M:ST News

Participant Reflections on Day 2 of the Andrés Galeano Workshop

Day 2

I’m writing this on day 3, I needed time to think about yesterday. Day 2 was a movement class, 7 hours spent moving, warming up, contact dance/movement, learning to use your body as a tool. I’m sore. The workshop is more difficult than I expected, some of the people in the class are extremely experienced, some aren’t, it shakes my ego a little bit, being one of the amateurs. Everyone is pumping out incredible concepts, quickly, and that is where my faults are. As a burlesque dancer, I usually have at least a months notice to get an idea set, the only improv I know is what to do if your bra won’t come undone, if your pasties fall off, or if you trip in heels.

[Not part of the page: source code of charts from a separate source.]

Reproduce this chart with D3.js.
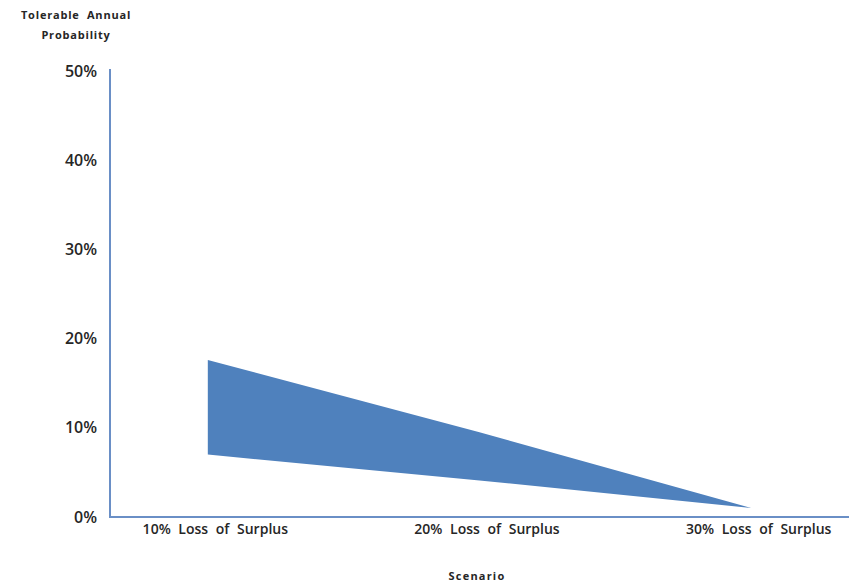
<!DOCTYPE html>
<html>
<head>
<meta charset="utf-8">
<script src="https://cdn.jsdelivr.net/npm/d3@7/dist/d3.min.js"></script>
<style>
  html, body { margin: 0; padding: 0; background: #ffffff; }
  svg { display: block; }
</style>
</head>
<body>
<svg id="chart" width="855" height="584"></svg>
<script>
// Scenario categories and the tolerable annual probability band for each
const categories = ["10% Loss of Surplus", "20% Loss of Surplus", "30% Loss of Surplus"];
const upperBound = [0.176, 0.095, 0.01];
const lowerBound = [0.070, 0.041, 0.01];
const yTickValues = [0, 0.1, 0.2, 0.3, 0.4, 0.5];
const yTitleLines = ["Tolerable  Annual", "Probability"];
const xTitle = "Scenario";

const svg = d3.select("#chart");
const plot = { left: 110, right: 849, top: 71, bottom: 517 };
const labelFont = "'Open Sans', 'DejaVu Sans', sans-serif";

const x = d3.scalePoint()
  .domain(categories)
  .range([plot.left, plot.right])
  .padding(0.36);

const y = d3.scaleLinear()
  .domain([0, 0.5])
  .range([plot.bottom, plot.top]);

const axisColor = "#6a8fc6";
const fillColor = "#4f81bd";

// Band between the lower and upper bounds
const band = categories.map((c, i) => ({ c, lo: lowerBound[i], hi: upperBound[i] }));
svg.append("path")
  .datum(band)
  .attr("fill", fillColor)
  .attr("d", d3.area()
    .x(d => x(d.c))
    .y0(d => y(d.lo))
    .y1(d => y(d.hi)));

// Y axis: line and percentage labels, no tick marks
const yAxis = svg.append("g")
  .attr("transform", `translate(${plot.left},0)`)
  .call(d3.axisLeft(y)
    .tickValues(yTickValues)
    .tickFormat(d3.format(".0%"))
    .tickSize(0)
    .tickPadding(13));
yAxis.select(".domain").remove();
yAxis.selectAll("text")
  .attr("font-family", labelFont)
  .attr("font-weight", 600)
  .attr("font-size", 16)
  .attr("fill", "#262626");
svg.append("line")
  .attr("x1", plot.left).attr("x2", plot.left)
  .attr("y1", y(0.5) - 2).attr("y2", y(0))
  .attr("stroke", axisColor).attr("stroke-width", 2);

// X axis: baseline and category labels
const xAxis = svg.append("g")
  .attr("transform", `translate(0,${plot.bottom})`)
  .call(d3.axisBottom(x).tickSize(0).tickPadding(7));
xAxis.select(".domain").remove();
xAxis.selectAll("text")
  .attr("dx", 7)
  .attr("font-family", labelFont)
  .attr("font-weight", 600)
  .attr("font-size", 14)
  .attr("word-spacing", 4)
  .attr("fill", "#262626");
svg.append("line")
  .attr("x1", plot.left - 1).attr("x2", plot.right)
  .attr("y1", y(0)).attr("y2", y(0))
  .attr("stroke", axisColor).attr("stroke-width", 2);

// Axis titles
svg.append("text")
  .attr("x", 76).attr("y", 19)
  .attr("text-anchor", "middle")
  .attr("font-family", labelFont)
  .attr("font-weight", "bold")
  .attr("font-size", 11)
  .attr("letter-spacing", 0.8)
  .attr("fill", "#262626")
  .selectAll("tspan")
  .data(yTitleLines)
  .join("tspan")
  .attr("x", 76)
  .attr("dy", (d, i) => i === 0 ? 0 : 20)
  .attr("xml:space", "preserve")
  .style("white-space", "pre")
  .text(d => d);

svg.append("text")
  .attr("x", 477).attr("y", 580)
  .attr("text-anchor", "middle")
  .attr("font-family", labelFont)
  .attr("font-weight", "bold")
  .attr("font-size", 11)
  .attr("letter-spacing", 1.2)
  .attr("fill", "#262626")
  .text(xTitle);
</script>
</body>
</html>
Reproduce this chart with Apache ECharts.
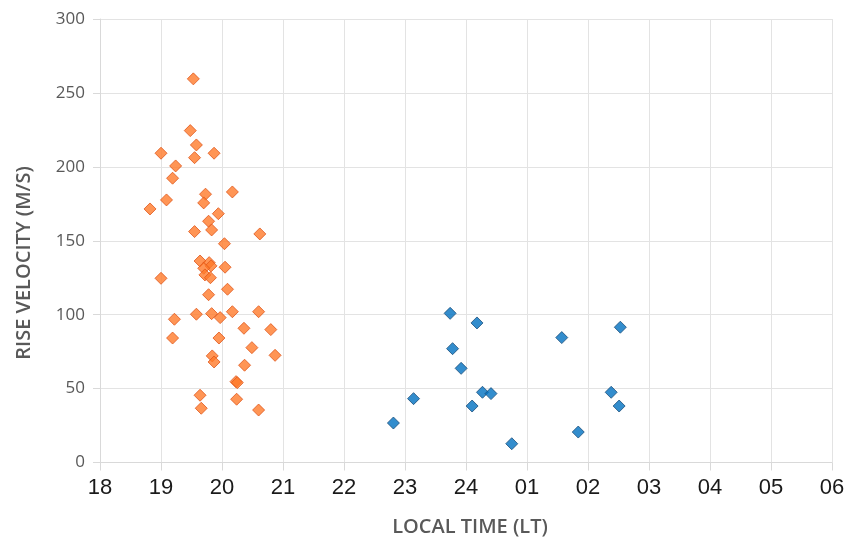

No one has ever put a chair in front of me and told me to give it an action. Every rule of performance I know, is wrong in the world of performative art. The entire purpose of performance art is to be uncomfortable… with intention. To have a clear action with a start and finish. A place for the audience to enter and exit. But at the same time, your concept doesn’t need to be clear. If you’re going to push a chair around with your head, with the intention of flipping it back right side up, then thats all you do. You don’t use your hands or your mouth. You use your head. What that means, or what your purpose was, is up to the viewer, but at least they know, you meant to flip a chair with your head. This workshop is doing everything it should do, I was very upset when I left, almost in tears. I felt like a terrible artist. It took a night to realize that I’m not, in stepping out of my comfort zone, questioning everything I know to be true about performance, and exploring, I’m not really meant to be great yet. As long as I’m moving, trying things, failing at things, I’m learning. No harm in that. I think the thing I really took away from day 2, is that if you feel the movements you are making, then other people will feel them too. It isn’t necessarily the movement itself, but the intention you do it with. At the end of the day we paired up and did a short performance. Sally and I dragged each other across the floor, it felt strong, I regret not doing it longer, but I have a bruise from my armpit to my elbow that tells me maybe what we did was just fine. All I can say is that you should be excited for Friday.